Okay, I think this calls for the “Real Men Of Genius” song about Mr. Giant Pocket Knife inventor. I wanted to post the link to the song but was unable, so just imagine the tune and enjoy these lyrics. (It’s my favorite one!)
Mr. Giant Pocket Knife Inventor
Bud Light Presents Real Men of Genius
(Real Men of Genius)
Today we salute you Mr. Giant Pocket Knife Inventor
(Mr. Giant Pocket Knife Inventor)
Because of you, we will never be lost in middle of a dense forrest without a little plastic toothpick… again.
(won’t get lost again)
What’s that bulge in my pocket?
It’s my knife, and my tweezers, and my scissors, and my spoon, and my bottle opener, and my fish scaler
(take it to the max)
and my leather awe, and my corkscrew, and my nail file, and my paring knife, and my hasp.
(What’s a hasp?)
So crack open an ice cold Bud Light Mr. Giant Pocket Knife Inventor
Because you make our pockets bulge humongously.. with pride
(Mr. Giant Pocket Knife Inventor)
Oh Good —one more thing to not send you for Christmas!!

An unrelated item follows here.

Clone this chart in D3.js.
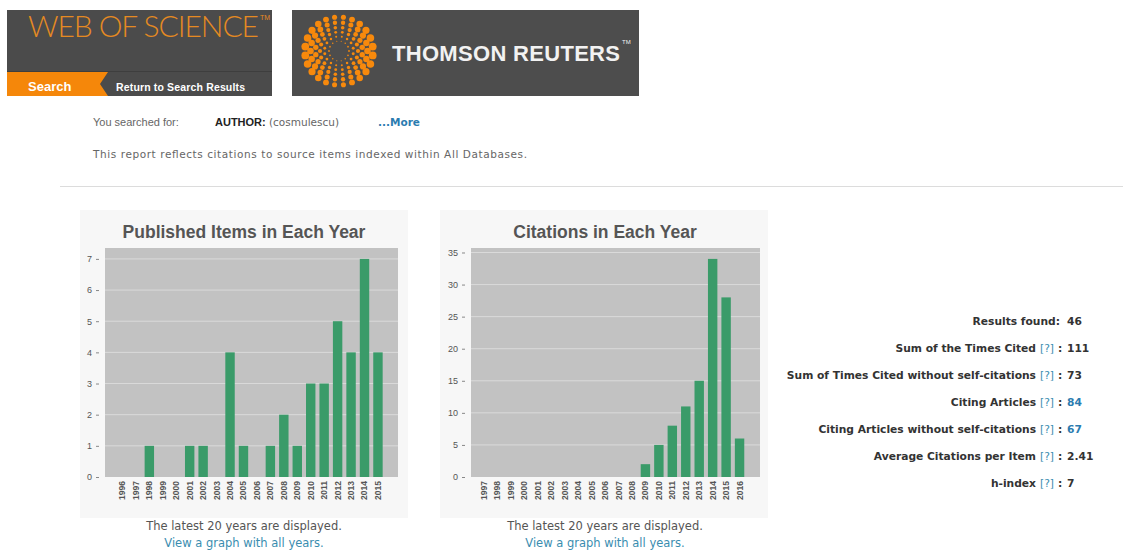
<!DOCTYPE html>
<html>
<head>
<meta charset="utf-8">
<script src="https://cdn.jsdelivr.net/npm/d3@7"></script>
<style>
  body { margin: 0; background: #fff; }
  svg { display: block; font-family: "Liberation Sans", Arial, sans-serif; }
</style>
</head>
<body>
<div id="page"></div>
<script>
// data
const pubYears = ['1996','1997','1998','1999','2000','2001','2002','2003','2004','2005',
                  '2006','2007','2008','2009','2010','2011','2012','2013','2014','2015'];
const pubCounts = [0,0,1,0,0,1,1,0,4,1,0,1,2,1,3,3,5,4,7,4];
const pubTicks = [0,1,2,3,4,5,6,7];

const citeYears = ['1997','1998','1999','2000','2001','2002','2003','2004','2005','2006',
                   '2007','2008','2009','2010','2011','2012','2013','2014','2015','2016'];
const citeCounts = [0,0,0,0,0,0,0,0,0,0,0,0,2,5,8,11,15,34,28,6];
const citeTicks = [0,5,10,15,20,25,30,35];

const statLabels = ['Results found:', 'Sum of the Times Cited', 'Sum of Times Cited without self-citations',
                    'Citing Articles', 'Citing Articles without self-citations',
                    'Average Citations per Item', 'h-index'];
const statValues = ['46', '111', '73', '84', '67', '2.41', '7'];
const statLinks = [false, false, false, true, true, false, false];

const width = 1123;
const height = 550;
const body = '"DejaVu Sans", Verdana, sans-serif';

const svg = d3.select('#page')
	.append('svg')
	.attr('width', width)
	.attr('height', height);

// ---- header: Web of Science box
const wos = svg.append('g');
wos.append('rect').attr('x', 7).attr('y', 10).attr('width', 265).attr('height', 86).attr('fill', '#4b4b4b');
wos.append('line').attr('x1', 7).attr('x2', 272).attr('y1', 71.5).attr('y2', 71.5).attr('stroke', '#3e3e3e');
wos.append('text')
	.attr('x', 28).attr('y', 37)
	.attr('font-family', 'Lato, "DejaVu Sans", sans-serif')
	.attr('font-weight', 300)
	.attr('font-size', 30)
	.attr('fill', '#e58a22')
	.attr('textLength', 231)
	.text('WEB OF SCIENCE');
wos.append('text').attr('x', 260).attr('y', 20).attr('font-size', 7).attr('fill', '#e58a22').text('TM');
wos.append('path')
	.attr('d', 'M7,72 L108,72 L100,84 L108,96 L7,96 Z')
	.attr('fill', '#f5870a');
wos.append('text').attr('x', 28).attr('y', 91).attr('font-size', 13).attr('font-weight', 'bold')
	.attr('fill', '#fff').text('Search');
wos.append('text').attr('x', 116).attr('y', 91).attr('font-size', 10.5).attr('font-weight', 'bold')
	.attr('fill', '#fff').attr('textLength', 129).text('Return to Search Results');

// ---- header: Thomson Reuters box (dotted globe logo)
const tr = svg.append('g');
tr.append('rect').attr('x', 292).attr('y', 10).attr('width', 347).attr('height', 86).attr('fill', '#4d4d4d');
const cx = 339, cy = 51;
const rings = [10, 14.5, 19, 23.5, 28.5, 34];
rings.forEach((r, k) => {
	const n = 14 + k * 2;
	const dots = d3.range(n).map(i => (i + (k % 2) * 0.5) / n * 2 * Math.PI);
	tr.selectAll(null)
		.data(dots)
		.enter()
		.append('circle')
		.attr('cx', a => cx + r * Math.cos(a))
		.attr('cy', a => cy + r * Math.sin(a))
		.attr('r', a => (0.9 + k * 0.6) * (0.6 + 0.4 * Math.abs(Math.cos(a))))
		.attr('fill', '#f7890c');
});
tr.append('text').attr('x', 392).attr('y', 61).attr('font-size', 22).attr('font-weight', 'bold')
	.attr('fill', '#f2f2f2').attr('textLength', 228).text('THOMSON REUTERS');
tr.append('text').attr('x', 622).attr('y', 44).attr('font-size', 6).attr('fill', '#f2f2f2').text('TM');

// ---- search info
const info = svg.append('g').attr('font-size', 11);
info.append('text').attr('x', 93).attr('y', 126).attr('fill', '#666').text('You searched for:');
info.append('text').attr('x', 215).attr('y', 126).attr('fill', '#222').attr('font-weight', 'bold').text('AUTHOR:');
info.append('text').attr('x', 269).attr('y', 126).attr('fill', '#666')
	.attr('font-family', body).attr('font-size', 10.5).text('(cosmulescu)');
info.append('text').attr('x', 378).attr('y', 126).attr('fill', '#2b7cb0').attr('font-weight', 'bold')
	.attr('font-family', body).attr('font-size', 10.5).text('...More');
info.append('text').attr('x', 93).attr('y', 158).attr('fill', '#666')
	.attr('font-family', body).attr('font-size', 10.5)
	.attr('textLength', 434)
	.text('This report reflects citations to source items indexed within All Databases.');

svg.append('line').attr('x1', 60).attr('x2', width).attr('y1', 186.5).attr('y2', 186.5)
	.attr('stroke', '#dcdcdc');

// ---- bar charts
const drawChart = (opts) => {
	const g = svg.append('g');
	g.append('rect')
		.attr('x', opts.panel[0]).attr('y', 210)
		.attr('width', opts.panel[1] - opts.panel[0]).attr('height', 308)
		.attr('fill', '#f7f7f7');

	g.append('text')
		.attr('x', opts.center).attr('y', 238)
		.attr('text-anchor', 'middle')
		.attr('font-size', 17.5).attr('font-weight', 'bold').attr('fill', '#555')
		.text(opts.title);

	const x = d3.scaleBand()
		.domain(opts.years)
		.range(opts.band)
		.padding(0.3);

	const y = d3.scaleLinear()
		.domain([0, opts.max])
		.range([477, 248]);

	g.append('rect')
		.attr('x', opts.plot[0]).attr('y', 248)
		.attr('width', opts.plot[1] - opts.plot[0]).attr('height', 229)
		.attr('fill', '#c2c2c2');

	g.selectAll('.grid')
		.data(opts.ticks.slice(1))
		.enter()
		.append('line')
		.attr('x1', opts.plot[0]).attr('x2', opts.plot[1])
		.attr('y1', d => y(d)).attr('y2', d => y(d))
		.attr('stroke', '#dadada');

	g.selectAll('.bar')
		.data(opts.values)
		.enter()
		.append('rect')
		.attr('x', (d, i) => x(opts.years[i]))
		.attr('y', d => y(d))
		.attr('width', x.bandwidth())
		.attr('height', d => y(0) - y(d))
		.attr('fill', '#3a9b69');

	const yAxis = d3.axisLeft(y)
		.tickValues(opts.ticks)
		.tickSize(3)
		.tickPadding(4);
	const ya = g.append('g')
		.attr('transform', `translate(${opts.plot[0] - 6},0)`)
		.call(yAxis);
	ya.select('.domain').remove();
	ya.selectAll('line').attr('stroke', '#888');
	ya.selectAll('text').attr('font-size', 9).attr('fill', '#555');

	const xAxis = d3.axisBottom(x).tickSize(0).tickPadding(0);
	const xa = g.append('g')
		.attr('transform', 'translate(0,481)')
		.call(xAxis);
	xa.select('.domain').remove();
	xa.selectAll('text')
		.attr('transform', 'rotate(-90)')
		.attr('text-anchor', 'end')
		.attr('x', 0).attr('y', 0).attr('dy', '0.35em')
		.attr('font-size', 8.5).attr('font-weight', 'bold').attr('fill', '#555');

	g.append('text')
		.attr('x', opts.center).attr('y', 530)
		.attr('text-anchor', 'middle')
		.attr('font-family', body)
		.attr('font-size', 11.5).attr('fill', '#555')
		.text('The latest 20 years are displayed.');
	g.append('text')
		.attr('x', opts.center).attr('y', 547)
		.attr('text-anchor', 'middle')
		.attr('font-family', body)
		.attr('font-size', 11.5).attr('fill', '#3a8db0')
		.text('View a graph with all years.');
};

drawChart({
	title: 'Published Items in Each Year',
	years: pubYears, values: pubCounts, ticks: pubTicks, max: 7.35,
	panel: [80, 408], plot: [105, 398], band: [113.7, 386.7], center: 244
});

drawChart({
	title: 'Citations in Each Year',
	years: citeYears, values: citeCounts, ticks: citeTicks, max: 35.7,
	panel: [440, 768], plot: [471, 760], band: [475.3, 748.3], center: 605
});

// ---- summary stats
const rowY = d3.scalePoint()
	.domain(d3.range(statLabels.length))
	.range([325, 487]);

const stats = svg.append('g')
	.attr('font-family', body)
	.attr('font-size', 10.7).attr('font-weight', 'bold');
statLabels.forEach((label, i) => {
	const yy = rowY(i);
	if (i === 0) {
		stats.append('text').attr('x', 1060).attr('y', yy).attr('text-anchor', 'end')
			.attr('fill', '#333').text(label);
	} else {
		stats.append('text').attr('x', 1036).attr('y', yy).attr('text-anchor', 'end')
			.attr('fill', '#333').text(label);
		stats.append('text').attr('x', 1040).attr('y', yy).attr('fill', '#3a8db0')
			.attr('font-weight', 'normal').text('[?]');
		stats.append('text').attr('x', 1058).attr('y', yy).attr('fill', '#333').text(':');
	}
	stats.append('text').attr('x', 1067).attr('y', yy)
		.attr('fill', statLinks[i] ? '#2b7cb0' : '#333')
		.text(statValues[i]);
});
</script>
</body>
</html>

Not too good to carry on your cruise either!
Now that’s a knife!
~Crocodile Dundee
Imagine sticking that in your purse ladies. 😆
What’s the cost of this thing Mike?
I found this one on the Swiss Army web site for $230.00.
Funny side note to your “pants below the butt” comment…
David Berthold preached on Sunday & made a comment about kids walking around with pants so low that he’s afraid they’ll bend over & “then it’s just moon river!”
I have no idea what he said for the next 10 minutes because I couldn’t stop laughing!